5 Things To Know About Balenciaga’s Virtual Reality AW21 Show

Inspired by the video game Gvasalia created as part of the show, the looks in the collection represented the players featured in the game, which in turn referenced classic video game archetypes. The knight in shining armour materialised, quite literally, in shining armour; a nod, no doubt, to Nicolas Ghesquière’s spring/summer 2007 robot collection for Balenciaga, but reinterpreted in medieval chevalier form in beautiful pieces forged by bona fide armour-makers in France. The valiant astronaut made an appearance, too, mixing with the likes of face-painted goths and post-apocalyptic characters in ragged knitwear, ripped and patched-up denim, tattered cocktail dresses, and massive threaded coats that looked like gutted teddy bears. “Fashion in its essence is a sort of armour today. It completes our personal identities and shows us in the way we want to be visually perceived by the world around us.

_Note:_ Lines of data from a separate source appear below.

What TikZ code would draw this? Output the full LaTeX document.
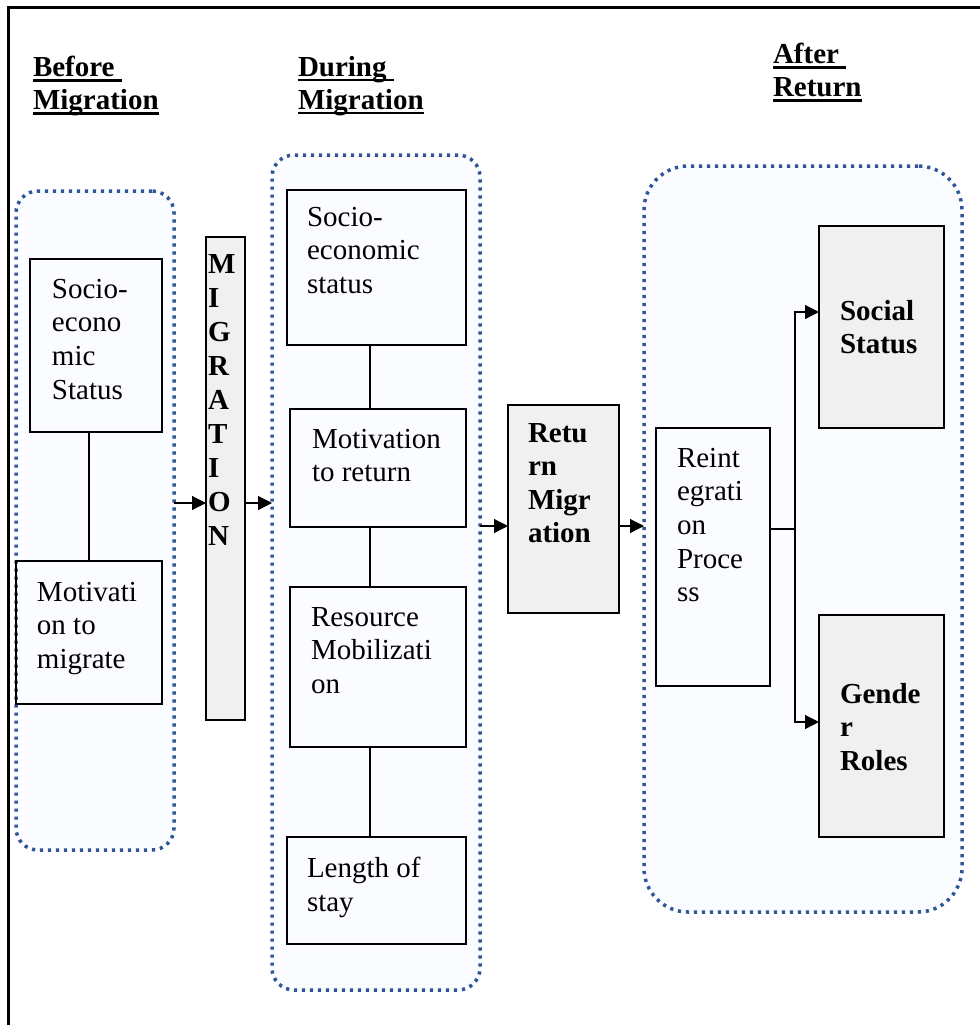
\documentclass[tikz,border=0pt]{standalone}
\usepackage{fontspec}
\setmainfont{Liberation Serif}
\usetikzlibrary{arrows.meta,positioning}
\definecolor{grpblue}{RGB}{47,85,151}
\definecolor{grpfill}{RGB}{250,252,255}
\definecolor{boxgray}{RGB}{240,240,240}
\newcommand{\hdul}[1]{\setbox0=\hbox{#1}\rlap{\rule[-2.6pt]{\wd0}{1.1pt}}\box0}

\begin{document}
\begin{tikzpicture}[
  x=0.5pt,y=-0.5pt,
  every node/.style={font=\fontsize{14.5}{16.8}\selectfont,inner sep=0pt,outer sep=0pt},
  grp/.style={draw=grpblue,fill=grpfill,line width=1.75pt,dash pattern=on 1.6pt off 2.4pt,rounded corners=11pt,anchor=north west},
  box/.style={draw,line width=0.8pt,anchor=north west},
  gbox/.style={box,fill=boxgray},
  head/.style={anchor=north west,align=left,font=\fontsize{14.5}{16.5}\selectfont\bfseries},
  txt/.style={anchor=north west,align=left},
  btxt/.style={txt,font=\fontsize{14.5}{16.8}\selectfont\bfseries},
  conn/.style={line width=0.6pt},
  arr/.style={conn,-{Triangle[length=7pt,width=7pt]}}
]
\useasboundingbox (0,0) rectangle (980,1025);
\draw[line width=1.5pt] (8,1025) -- (8,7) -- (980,7);

% headings
\node[head] (hbefore) at (33,56) {\hdul{Before\ }\\\hdul{Migration}};
\node[head] (hduring) at (298,56) {\hdul{During\ }\\\hdul{Migration}};
\node[head] (hafter) at (773,43) {\hdul{After\ }\\\hdul{Return}};

% stage groups
\node[grp,minimum width=79pt,minimum height=329.5pt] (bgrp) at (16,191) {};
\node[grp,minimum width=104pt,minimum height=417.5pt] (dgrp) at (272,155) {};
\node[grp,rounded corners=22pt,minimum width=159pt,minimum height=373pt] (agrp) at (644,166) {};

% before migration
\node[box,minimum width=66pt,minimum height=86.5pt,
  label={[txt,xshift=11pt,yshift=-10pt]north west:Socio-\\econo\\mic\\Status}] (bsoc) at (30,259) {};
\node[box,minimum width=73pt,minimum height=71.5pt,
  label={[txt,xshift=10.5pt,yshift=-10.5pt]north west:Motivati\\on to\\migrate}] (bmot) at (16,561) {};

\node[gbox,minimum width=19.5pt,minimum height=241.5pt,
  label={[btxt,font=\fontsize{14.5}{17}\selectfont\bfseries,xshift=1pt,yshift=-8.5pt]north west:M\\I\\G\\R\\A\\T\\I\\O\\N}] (mig) at (206,237) {};

% during migration
\node[box,minimum width=89.5pt,minimum height=77.5pt,
  label={[txt,xshift=10pt,yshift=-8.5pt]north west:Socio-\\economic\\status}] (dsoc) at (287,190) {};
\node[box,minimum width=88pt,minimum height=59pt,
  label={[txt,xshift=11pt,yshift=-10pt]north west:Motivation\\to return}] (dmot) at (290,409) {};
\node[box,minimum width=88pt,minimum height=80pt,
  label={[txt,xshift=10.5pt,yshift=-10pt]north west:Resource\\Mobilizati\\on}] (dres) at (290,587) {};
\node[box,minimum width=89.5pt,minimum height=53.5pt,
  label={[txt,xshift=10pt,yshift=-10pt]north west:Length of\\stay}] (dlen) at (287,837) {};

\node[gbox,minimum width=55.5pt,minimum height=104pt,
  label={[btxt,xshift=10pt,yshift=-9pt]north west:Retu\\rn\\Migr\\ation}] (ret) at (508,405) {};

% after return
\node[box,minimum width=57pt,minimum height=129pt,
  label={[txt,xshift=10.5pt,yshift=-10pt]north west:Reint\\egrati\\on\\Proce\\ss}] (reint) at (656,428) {};
\node[gbox,minimum width=62.5pt,minimum height=101pt,
  label={[btxt,xshift=10.5pt,yshift=-37pt]north west:Social\\Status}] (soc) at (819,226) {};
\node[gbox,minimum width=62.5pt,minimum height=111pt,
  label={[btxt,xshift=10.5pt,yshift=-34pt]north west:Gende\\r\\Roles}] (gen) at (819,615) {};

% links
\draw[conn] (bmot.north) -- (bmot.north |- bsoc.south);
\coordinate (dl) at (370,0);
\draw[conn] (dl |- dsoc.south) -- (dl |- dmot.north);
\draw[conn] (dl |- dmot.south) -- (dl |- dres.north);
\draw[conn] (dl |- dres.south) -- (dl |- dlen.north);

\coordinate (ya) at (0,503);
\draw[arr] (ya -| bgrp.east) -- (ya -| mig.west);
\draw[arr] (ya -| mig.east) -- (ya -| dgrp.west);
\coordinate (yb) at (0,526);
\draw[arr] (yb -| dgrp.east) -- (yb -| ret.west);
\draw[arr] (yb -| ret.east) -- (yb -| agrp.west);

\coordinate (fork) at (795,529);
\coordinate (ys) at (0,312);
\coordinate (yg) at (0,722);
\draw[conn] (fork -| reint.east) -- (fork);
\draw[arr] (fork) |- (ys -| soc.west);
\draw[arr] (fork) |- (yg -| gen.west);
\end{tikzpicture}
\end{document}
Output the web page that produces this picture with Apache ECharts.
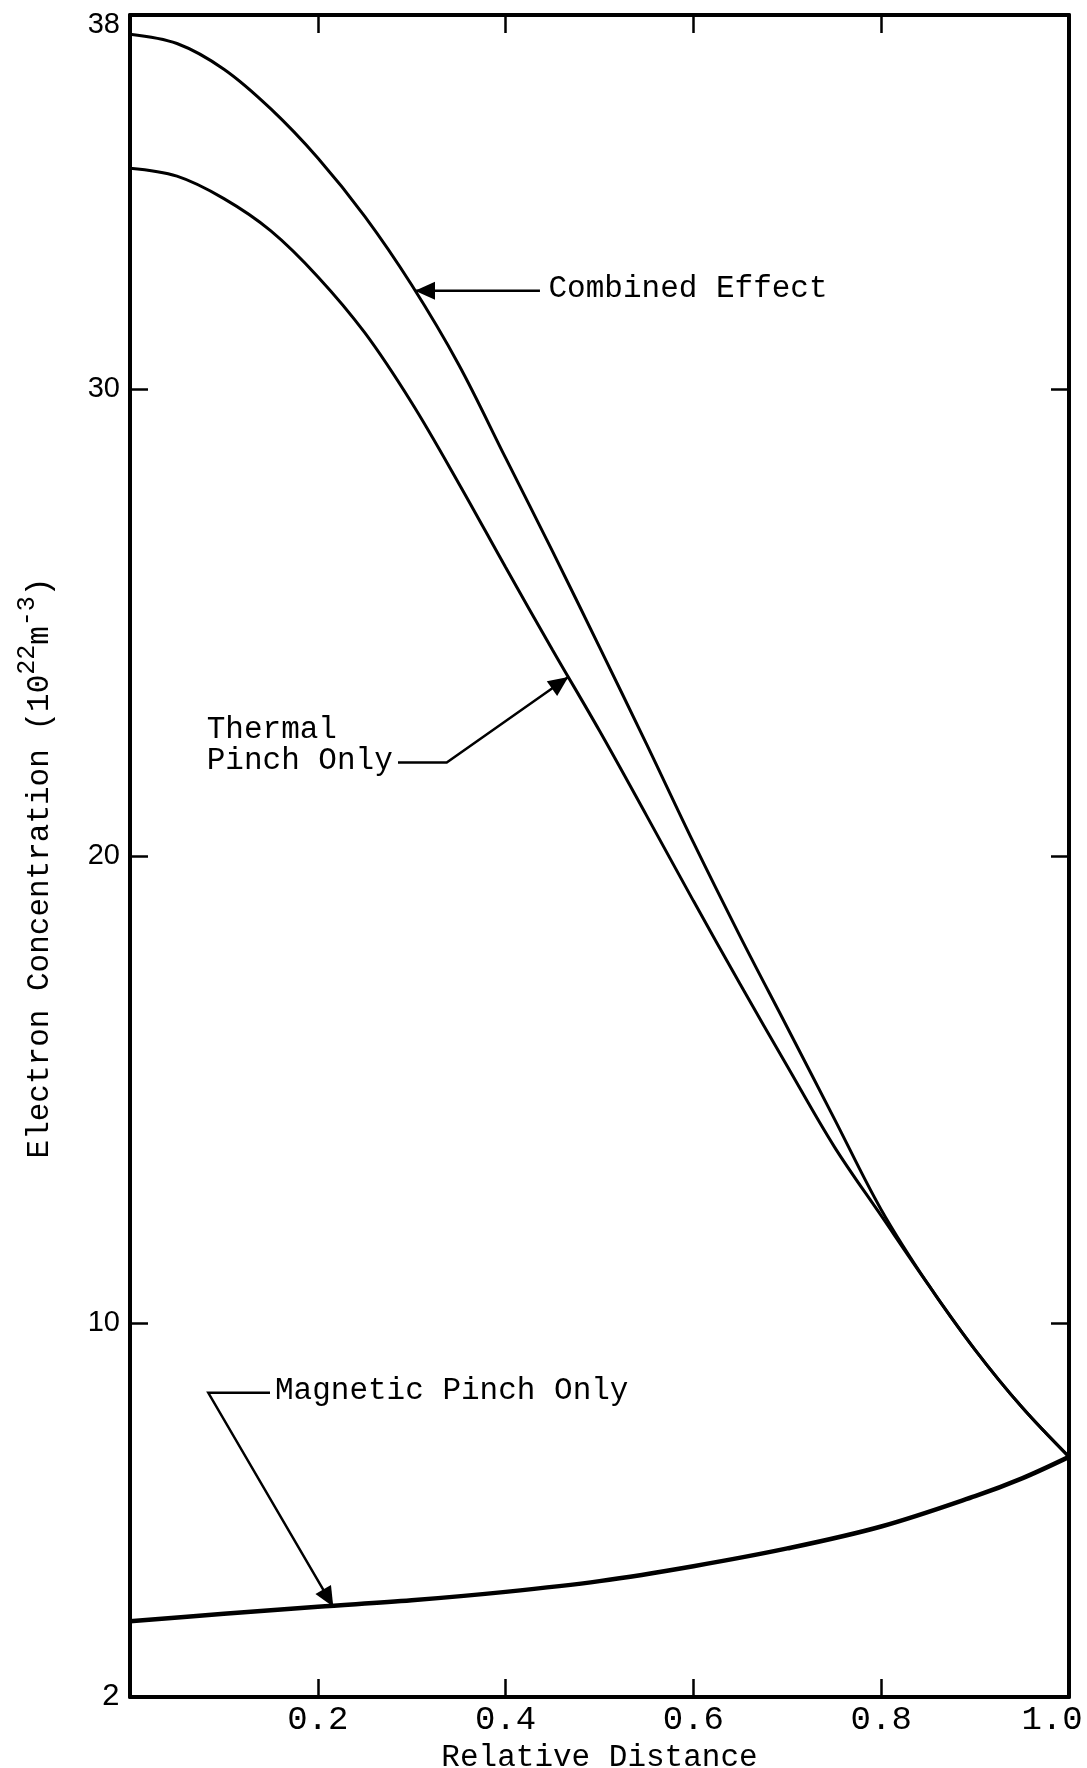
<!DOCTYPE html>
<html>
<head>
<meta charset="utf-8">
<script src="https://cdn.jsdelivr.net/npm/echarts@6/dist/echarts.min.js"></script>
<style>
html, body { margin: 0; padding: 0; background: #fff; }
#chart { width: 1087px; height: 1768px; }
</style>
</head>
<body>
<div id="chart"></div>
<script>
// values: relative distance vs electron concentration (10^22 m^-3)
const distance = [0, 0.05, 0.10, 0.15, 0.20, 0.25, 0.30, 0.35, 0.40, 0.45, 0.50, 0.55, 0.60, 0.65, 0.70, 0.75, 0.80, 0.85, 0.90, 0.95, 1.0];
const combined = [37.59, 37.39, 36.84, 35.99, 34.94, 33.69, 32.22, 30.52, 28.52, 26.52, 24.47, 22.40, 20.29, 18.27, 16.33, 14.38, 12.43, 10.83, 9.43, 8.20, 7.14];
const thermal = [34.72, 34.55, 34.07, 33.38, 32.40, 31.20, 29.70, 27.98, 26.18, 24.41, 22.68, 20.87, 19.04, 17.25, 15.50, 13.78, 12.30, 10.83, 9.43, 8.20, 7.14];

const magneticX = [0, 0.1, 0.2, 0.3, 0.4, 0.5, 0.6, 0.7, 0.8, 0.9, 0.95, 1.0];
const magnetic = [3.62, 3.78, 3.93, 4.07, 4.25, 4.48, 4.80, 5.18, 5.65, 6.30, 6.68, 7.14];

const yLabelValues = [2, 10, 20, 30, 38];
const yTickValues = [10, 20, 30];

// annotation arrows, in data coords: tail ... tip
const combinedArrow = [[0.4366, 32.1], [0.3035, 32.1]];
const thermalArrow = [[0.2854, 22.0], [0.3373, 22.0], [0.4668, 23.83]];
const magneticArrow = [[0.1491, 8.51], [0.0834, 8.51], [0.2165, 3.93]];
const noteLabels = [
    ['Combined Effect', 0.4457, 32.15],
    ['Thermal', 0.0817, 22.7],
    ['Pinch Only', 0.0817, 22.03],
    ['Magnetic Pinch Only', 0.1544, 8.55],
];

const mono = '"Liberation Mono", "Courier New", monospace';
const sans = '"Liberation Sans", Arial, sans-serif';

function pairs(xs, ys) {
    return xs.map((x, i) => [x, ys[i]]);
}

function lineSeries(name, xs, ys, w) {
    return {
        name: name,
        type: 'line',
        data: pairs(xs, ys),
        symbol: 'none',
        smooth: 0.35,
        lineStyle: { color: '#000', width: w },
        z: 3,
    };
}

const chart = echarts.init(document.getElementById('chart'), null, { renderer: 'canvas' });

const xAxisBase = {
    type: 'value',
    min: 0,
    max: 1,
    interval: 0.2,
    splitLine: { show: false },
    axisLine: { show: true, onZero: false, lineStyle: { color: '#000', width: 4 } },
    axisTick: { inside: true, length: 18, lineStyle: { color: '#000', width: 2.5 } },
};
const yAxisBase = {
    type: 'value',
    min: 2,
    max: 38,
    splitLine: { show: false },
    axisLine: { show: true, onZero: false, lineStyle: { color: '#000', width: 4 } },
    axisTick: { inside: true, length: 18, customValues: yTickValues, lineStyle: { color: '#000', width: 2.5 } },
};

chart.setOption({
    animation: false,
    backgroundColor: '#fff',
    grid: { left: 130, right: 18, top: 15, bottom: 71, containLabel: false, outerBoundsMode: 'none' },
    xAxis: [
        Object.assign({}, xAxisBase, {
            position: 'bottom',
            axisLabel: {
                margin: 6,
                fontFamily: mono,
                fontSize: 34,
                color: '#000',
                formatter: function (v) {
                    if (v < 0.01) return '';
                    if (v > 0.99) return '{last|' + v.toFixed(1) + '}';
                    return v.toFixed(1);
                },
                rich: { last: { fontFamily: mono, fontSize: 34, color: '#000', padding: [0, 34, 0, 0] } },
            },
            name: 'Relative Distance',
            nameLocation: 'middle',
            nameGap: 41,
            nameTextStyle: { fontFamily: mono, fontSize: 31, color: '#000' },
        }),
        Object.assign({}, xAxisBase, { position: 'top', axisLabel: { show: false } }),
    ],
    yAxis: [
        Object.assign({}, yAxisBase, {
            position: 'left',
            axisLabel: {
                customValues: yLabelValues,
                margin: 10,
                fontFamily: sans,
                fontSize: 29,
                color: '#000',
                formatter: function (v) {
                    if (v === 2) return '{m|2}';
                    if (v === 38) return '{t|38}';
                    return String(v);
                },
                rich: {
                    m: { fontFamily: mono, fontSize: 31, color: '#000' },
                    t: { fontFamily: sans, fontSize: 29, color: '#000', padding: [20, 0, 0, 0] },
                },
            },
            name: 'Electron Concentration (10{sup|22}m{sup|-3})',
            nameLocation: 'middle',
            nameGap: 65,
            nameTextStyle: {
                fontFamily: mono,
                fontSize: 31,
                lineHeight: 50,
                color: '#000',
                padding: [0, 24, 0, 0],
                rich: { sup: { fontFamily: mono, fontSize: 25, lineHeight: 25, color: '#000', verticalAlign: 'top' } },
            },
        }),
        Object.assign({}, yAxisBase, { position: 'right', axisLabel: { show: false } }),
    ],
    series: [
        lineSeries('Combined Effect', distance, combined, 3),
        lineSeries('Thermal Pinch Only', distance, thermal, 3),
        lineSeries('Magnetic Pinch Only', magneticX, magnetic, 4.5),
    ],
});

// arrows and annotation text, placed through the chart's own scales
function px(p) {
    return chart.convertToPixel({ xAxisIndex: 0, yAxisIndex: 0 }, p);
}

function arrowHead(from, tip, len, half) {
    const dx = tip[0] - from[0], dy = tip[1] - from[1];
    const d = Math.hypot(dx, dy);
    const ux = dx / d, uy = dy / d;
    const bx = tip[0] - ux * len, by = tip[1] - uy * len;
    return [tip, [bx - uy * half, by + ux * half], [bx + uy * half, by - ux * half]];
}

const graphics = [];
[combinedArrow, thermalArrow, magneticArrow].forEach(function (arrow) {
    const pts = arrow.map(px);
    graphics.push({
        type: 'polyline',
        shape: { points: pts },
        style: { stroke: '#000', lineWidth: 2.5, fill: null },
        z: 10,
    });
    graphics.push({
        type: 'polygon',
        shape: { points: arrowHead(pts[pts.length - 2], pts[pts.length - 1], 20, 9) },
        style: { fill: '#000' },
        z: 10,
    });
});
noteLabels.forEach(function (n) {
    const p = px([n[1], n[2]]);
    graphics.push({
        type: 'text',
        x: p[0],
        y: p[1],
        style: {
            text: n[0],
            fontFamily: mono,
            fontSize: 31,
            fill: '#000',
            align: 'left',
            verticalAlign: 'middle',
        },
        z: 10,
    });
});

chart.setOption({ graphic: graphics });
</script>
</body>
</html>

So, in a way, the way we dress does play a role in our self-protection. This is a metaphor, but in reality, the armour in this collection was made to connect the long-forgotten past to the much-awaited future,” Gvasalia said. “We used the exact craftsmanship used in the Middle Ages to make the armour. It can be seen as a sort of a military sportswear of the time, which protected the warriors but also made their movements possible in battle. The articulation of that medieval armour, however, is exactly the same as that of a futuristic robot or android, because the human body is still the same all those centuries later. And my job as a dressmaker is to explore that relation between the human body and what it wears.”